Last week Scoble wrote

that building a marketing site without including RSS feeds should be a firing offense, and today he updated his post with links to comments from a couple of Jupiter analysts: Eric Peterson and Michael Gartenberg.

I mostly agree with Scoble, but I think he’s expressing it backwards. The point isn’t to have RSS, period, the point is to quit building boring, static sites – sites that frankly aren’t a good fit for RSS. After all, a static site with RSS but no updates doesn’t really make a blip in any newsreader until it updates. Static site = nothing new to come down the RSS pipe = site that few will notice or care about.

So rather than insisting that sites need RSS, I think it’s more useful to suggest that marketing sites should include at least a small dynamic, regularly updating component and hopefully quite a bit more. In that context, to leave out an RSS feed is ridiculous. But it’s not about the feed, primarily, but about the content on the site in the first place.

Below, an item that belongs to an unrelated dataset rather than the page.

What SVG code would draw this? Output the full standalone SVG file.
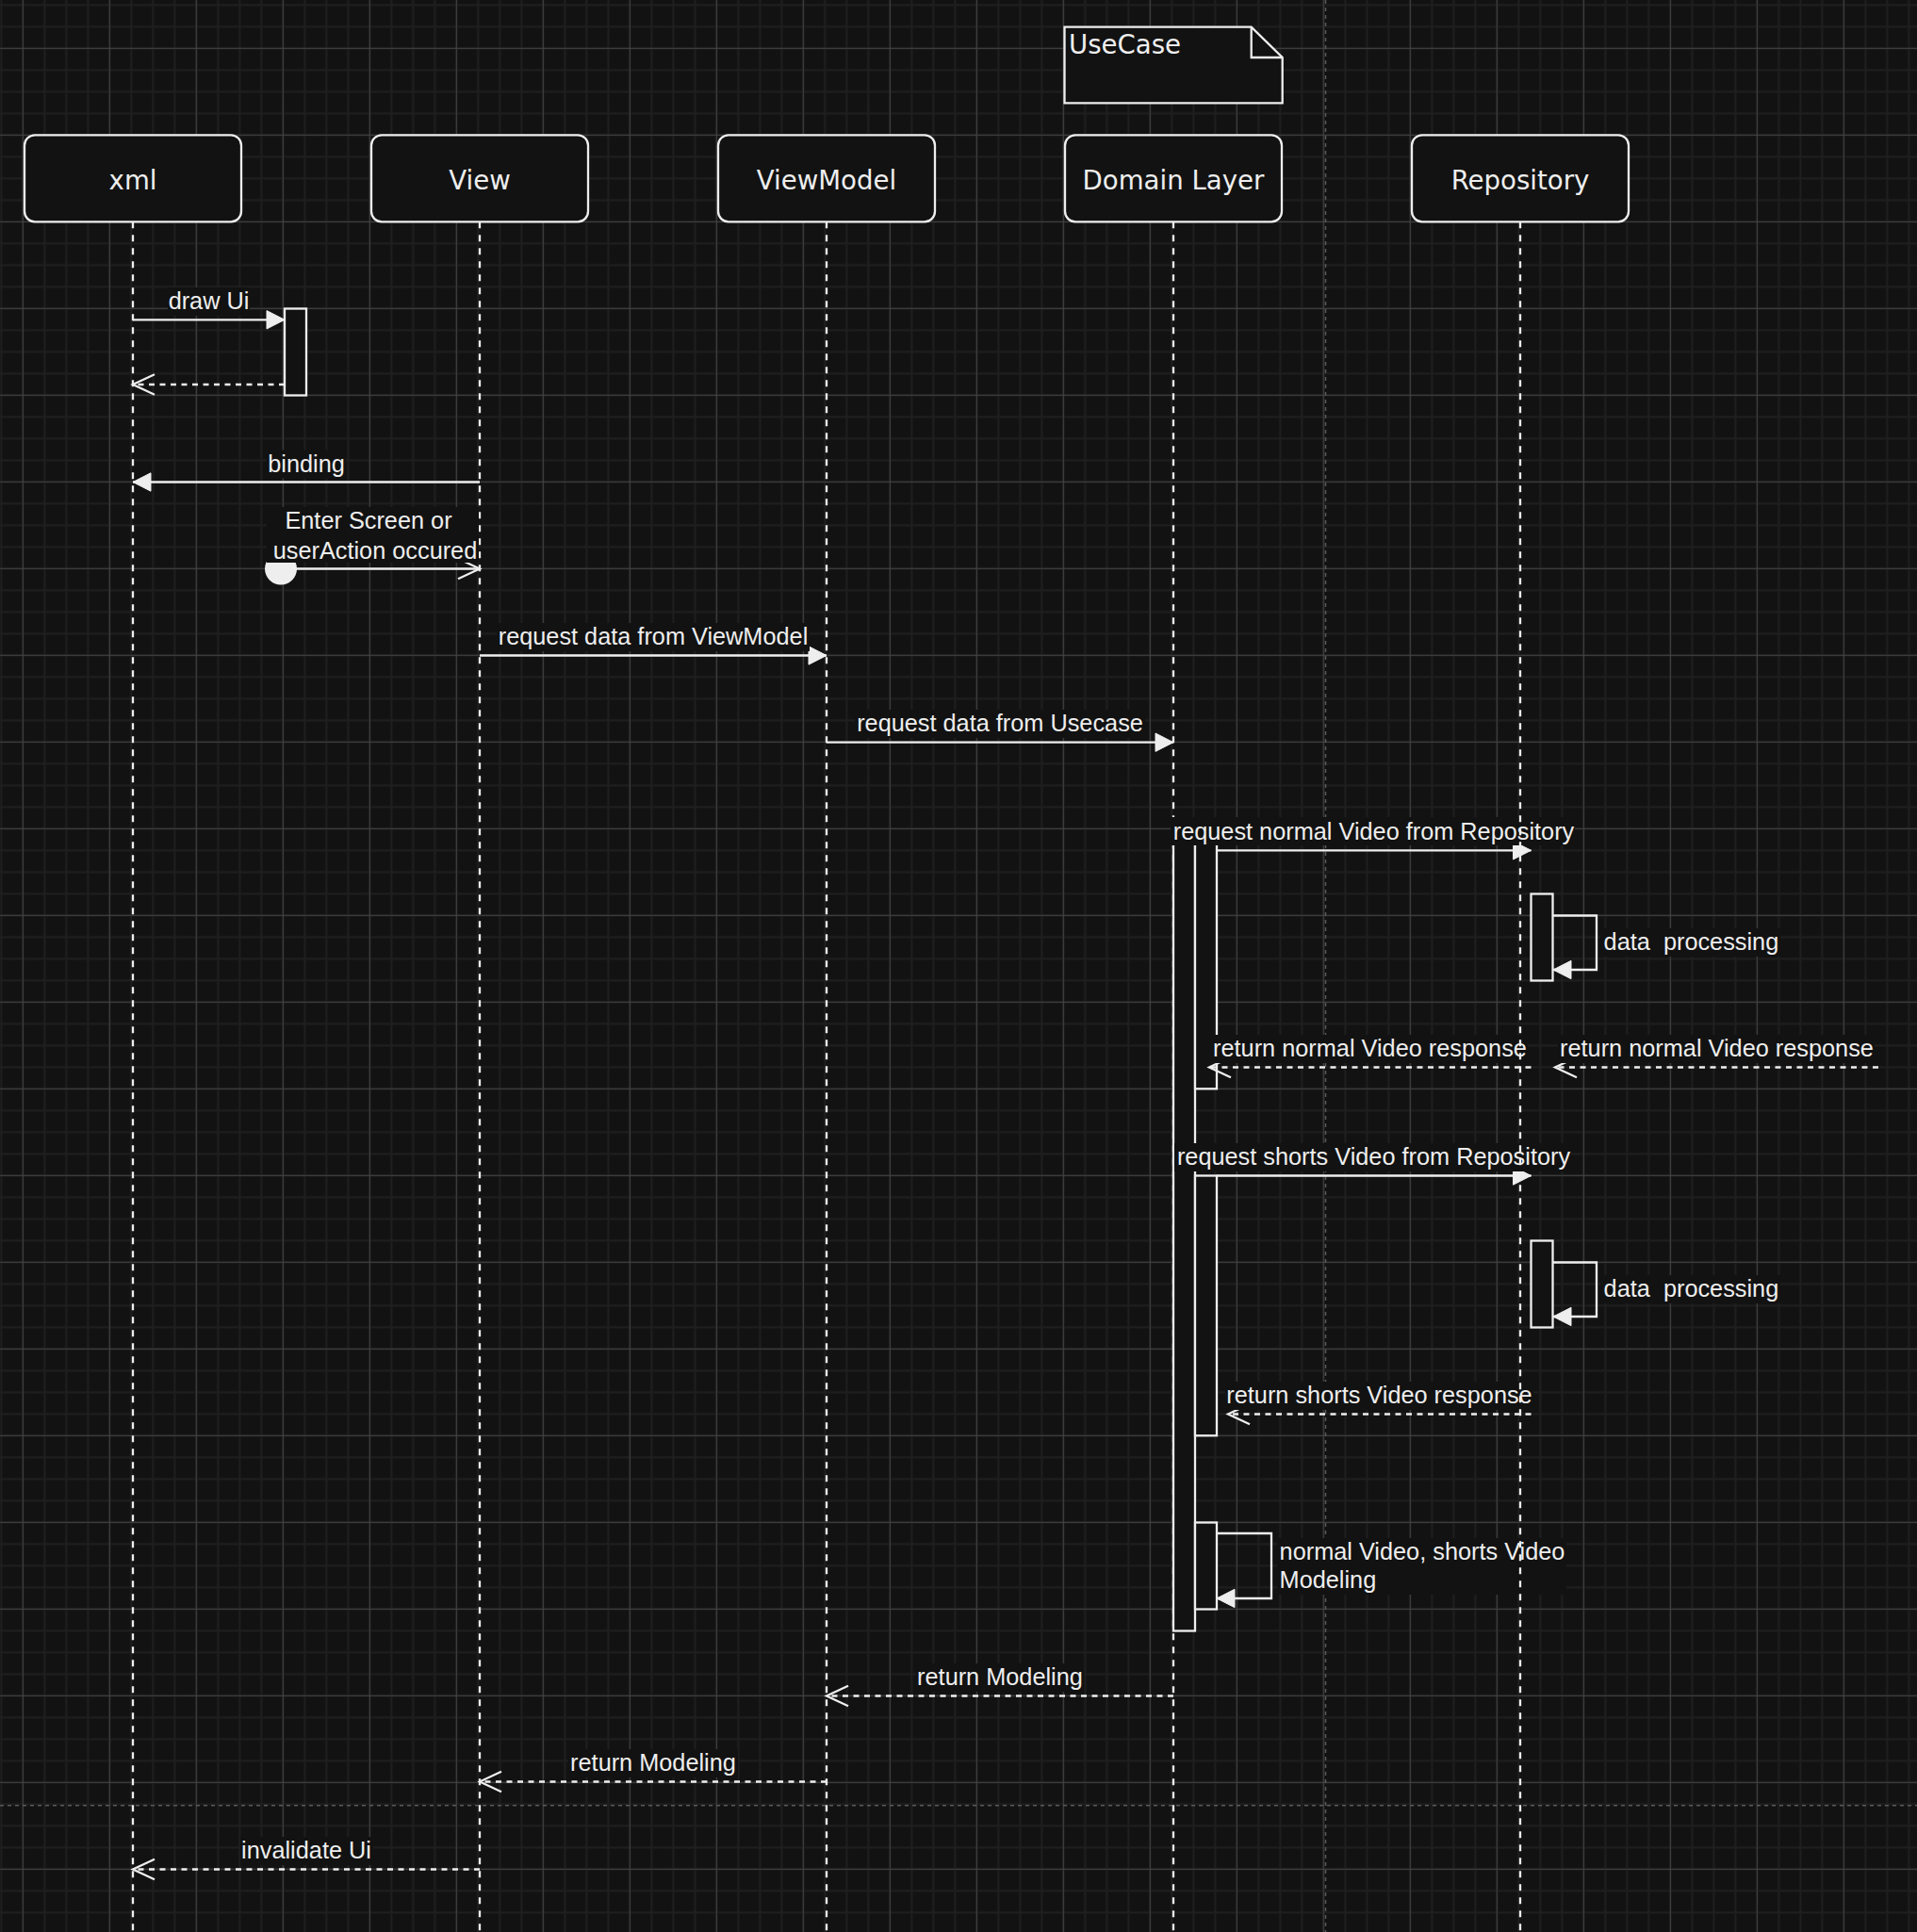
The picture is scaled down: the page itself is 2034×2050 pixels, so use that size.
<svg xmlns="http://www.w3.org/2000/svg" width="2034" height="2050" viewBox="0 0 2034 2050">
<defs>
<style>
.box{fill:#121212;stroke:#eeeeee;stroke-width:2.3}
.life{fill:none;stroke:#eeeeee;stroke-width:2.3;stroke-dasharray:7 7}
.bar{fill:#121212;stroke:#eeeeee;stroke-width:2.3}
.msg{fill:none;stroke:#eeeeee;stroke-width:2.3}
.ret{fill:none;stroke:#eeeeee;stroke-width:2.3;stroke-dasharray:6 5.5}
.lbl{font-family:"Liberation Sans",Arial,Helvetica,sans-serif;font-size:25.3px;fill:#eeeeee}
.c{text-anchor:middle}
.lbg{fill:#121212}
.title{font-family:"DejaVu Sans",Verdana,sans-serif;font-size:27.6px;fill:#eeeeee;text-anchor:middle}
.pb{fill:none;stroke:#5a5a5a;stroke-width:1.5;stroke-dasharray:4 4}
</style>
<pattern id="grid" patternUnits="userSpaceOnUse" x="-33.2" y="-6.2" width="92" height="92">
<rect width="92" height="92" fill="#121212"/>
<path d="M11.5,0V92M34.5,0V92M57.5,0V92M80.5,0V92M0,11.5H92M0,34.5H92M0,57.5H92M0,80.5H92" stroke="#1f1f1f" stroke-width="2" fill="none"/>
<path d="M57.5,0V92M0,57.5H92" stroke="#444444" stroke-width="1" fill="none"/>
</pattern>
<marker id="block" markerUnits="userSpaceOnUse" viewBox="-21 -12 24 24" refX="0" refY="0" markerWidth="24" markerHeight="24" orient="auto">
<path d="M-19,-9.7L0,0L-19,9.7Z" fill="#eeeeee" stroke="#eeeeee" stroke-width="1" stroke-dasharray="none"/>
</marker>
<marker id="open" markerUnits="userSpaceOnUse" viewBox="-26 -14 30 28" refX="0" refY="0" markerWidth="30" markerHeight="28" orient="auto">
<path d="M-23,-10.7L0,0L-23,10.7" fill="none" stroke="#eeeeee" stroke-width="2.3" stroke-dasharray="none"/>
</marker>
<marker id="oval" markerUnits="userSpaceOnUse" viewBox="-18 -18 36 36" refX="0" refY="0" markerWidth="36" markerHeight="36" orient="auto">
<circle cx="0" cy="0" r="17" fill="#eeeeee"/>
</marker>
</defs>

<rect x="0" y="0" width="2034" height="2050" fill="url(#grid)"/>
<g id="page-breaks">
<path class="pb" d="M1406.5,0V2050"/>
<path class="pb" d="M0,1915.7H2034"/>
</g>

<g id="node-xml">
<path class="life" d="M141,235.3V2050"/>
<rect class="box" x="26" y="143.3" width="230" height="92" rx="11"/>
<text class="title" x="141" y="201">xml</text>
</g>
<g id="node-view">
<path class="life" d="M509,235.3V2050"/>
<rect class="box" x="394" y="143.3" width="230" height="92" rx="11"/>
<text class="title" x="509" y="201">View</text>
</g>
<g id="node-viewmodel">
<path class="life" d="M877,235.3V2050"/>
<rect class="box" x="762" y="143.3" width="230" height="92" rx="11"/>
<text class="title" x="877" y="201">ViewModel</text>
</g>
<g id="node-domain">
<path class="life" d="M1245,235.3V2050"/>
<rect class="box" x="1130" y="143.3" width="230" height="92" rx="11"/>
<text class="title" x="1245" y="201">Domain Layer</text>
</g>
<g id="node-usecase-note">
<path class="box" d="M1129.5,28.7H1327.7L1360.7,61V109.3H1129.5Z"/>
<path class="msg" d="M1327.7,28.7V61H1360.7"/>
<text class="title" x="1134" y="57.2" style="text-anchor:start">UseCase</text>
</g>

<g id="bar-xml-draw">
<rect class="bar" x="302" y="327.5" width="23" height="92"/>
</g>
<g id="bar-domain-main">
<rect class="bar" x="1245" y="890" width="23" height="840.5"/>
</g>
<g id="bar-domain-normal">
<rect class="bar" x="1268" y="895" width="23" height="260.3"/>
</g>
<g id="bar-domain-shorts">
<rect class="bar" x="1268" y="1247.5" width="23" height="275.8"/>
</g>
<g id="bar-domain-modeling">
<rect class="bar" x="1268" y="1615.5" width="23" height="92"/>
</g>
<g id="bar-repo-normal">
<rect class="bar" x="1624.5" y="948.5" width="23" height="92"/>
</g>
<g id="bar-repo-shorts">
<rect class="bar" x="1624.5" y="1316.5" width="23" height="92"/>
</g>

<g id="connectors">
<path class="msg" d="M141,339.3H302" marker-end="url(#block)"/>
<path class="ret" d="M302,408H141" marker-end="url(#open)"/>
<path class="msg" d="M509,511.5H141" marker-end="url(#block)"/>
<path class="msg" d="M298,603.5H509" marker-start="url(#oval)" marker-end="url(#open)"/>
<path class="msg" d="M509,695.5H877" marker-end="url(#block)"/>
<path class="msg" d="M877,787.7H1245" marker-end="url(#block)"/>
<path class="msg" d="M1291,902.3H1624.5" marker-end="url(#block)"/>
<path class="msg" d="M1647.5,971.5H1694V1029H1648" marker-end="url(#block)"/>
<path class="ret" d="M1624.5,1132.5H1283" marker-end="url(#open)"/>
<path class="ret" d="M1993,1132.5H1650" marker-end="url(#open)"/>
<path class="msg" d="M1291,1247.5H1624.5" marker-end="url(#block)"/>
<path class="msg" d="M1647.5,1339.5H1694V1397H1648" marker-end="url(#block)"/>
<path class="ret" d="M1624.5,1500.5H1303" marker-end="url(#open)"/>
<path class="msg" d="M1291,1627H1349V1696H1291" marker-end="url(#block)"/>
<path class="ret" d="M1245,1799.5H877" marker-end="url(#open)"/>
<path class="ret" d="M877,1890.5H509" marker-end="url(#open)"/>
<path class="ret" d="M509,1983.5H141" marker-end="url(#open)"/>

<rect class="lbg" x="178" y="305" width="87" height="30"/>
<text class="lbl c" x="221.5" y="328">draw Ui</text>
<rect class="lbg" x="283" y="477.5" width="84" height="30"/>
<text class="lbl c" x="325" y="500.5">binding</text>
<rect class="lbg" x="283" y="538" width="225" height="59"/>
<text class="lbl c" x="391" y="561">Enter Screen or</text>
<text class="lbl c" x="398" y="593">userAction occured</text>
<rect class="lbg" x="527" y="661" width="332" height="30"/>
<text class="lbl c" x="693" y="684">request data from ViewModel</text>
<rect class="lbg" x="907" y="753" width="308" height="30"/>
<text class="lbl c" x="1061" y="776">request data from Usecase</text>
<rect class="lbg" x="1242" y="867" width="429" height="30"/>
<text class="lbl c" x="1457.5" y="891">request normal Video from Repository</text>
<rect class="lbg" x="1698" y="985" width="191" height="30"/>
<text class="lbl" x="1701.6" y="1008" xml:space="preserve">data  processing</text>
<rect class="lbg" x="1285" y="1098" width="336" height="30"/>
<text class="lbl c" x="1453.5" y="1121">return normal Video response</text>
<rect class="lbg" x="1653" y="1098" width="336" height="30"/>
<text class="lbl c" x="1821.5" y="1121">return normal Video response</text>
<rect class="lbg" x="1246" y="1213" width="421" height="30"/>
<text class="lbl c" x="1457.5" y="1236">request shorts Video from Repository</text>
<rect class="lbg" x="1698" y="1353" width="191" height="30"/>
<text class="lbl" x="1701.6" y="1376" xml:space="preserve">data  processing</text>
<rect class="lbg" x="1300" y="1466" width="327" height="30"/>
<text class="lbl c" x="1463.5" y="1489">return shorts Video response</text>
<rect class="lbg" x="1355" y="1632" width="307" height="60"/>
<text class="lbl" x="1357.6" y="1655">normal Video, shorts Video</text>
<text class="lbl" x="1357.6" y="1685">Modeling</text>
<rect class="lbg" x="972" y="1765" width="178" height="30"/>
<text class="lbl c" x="1061" y="1788">return Modeling</text>
<rect class="lbg" x="603" y="1856" width="180" height="30"/>
<text class="lbl c" x="693" y="1879">return Modeling</text>
<rect class="lbg" x="255" y="1949" width="141" height="30"/>
<text class="lbl c" x="325" y="1972">invalidate Ui</text>
</g>

<g id="node-repository">
<path class="life" d="M1613,235.3V2050"/>
<rect class="box" x="1498" y="143.3" width="230" height="92" rx="11"/>
<text class="title" x="1613" y="201">Repository</text>
</g>
</svg>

[Note: I posted virtually the same thing already in the comments at Dave Winer's RSS site]

2 comments ↓

#1 Robert Scoble on 02.23.05 at 2:43 pm

Agreed!

Which is why I got mad at the marketing guy before I even knew anything about the site.

Not having RSS is a symptom, not the disease.

#2 Michael on 02.23.05 at 8:47 pm

I hate it when some marketing guys give other marketing guys a bad name. A marketing guy (or woman, of course) who doesn’t know the web, from a strategic perspective? Not much of a marketer.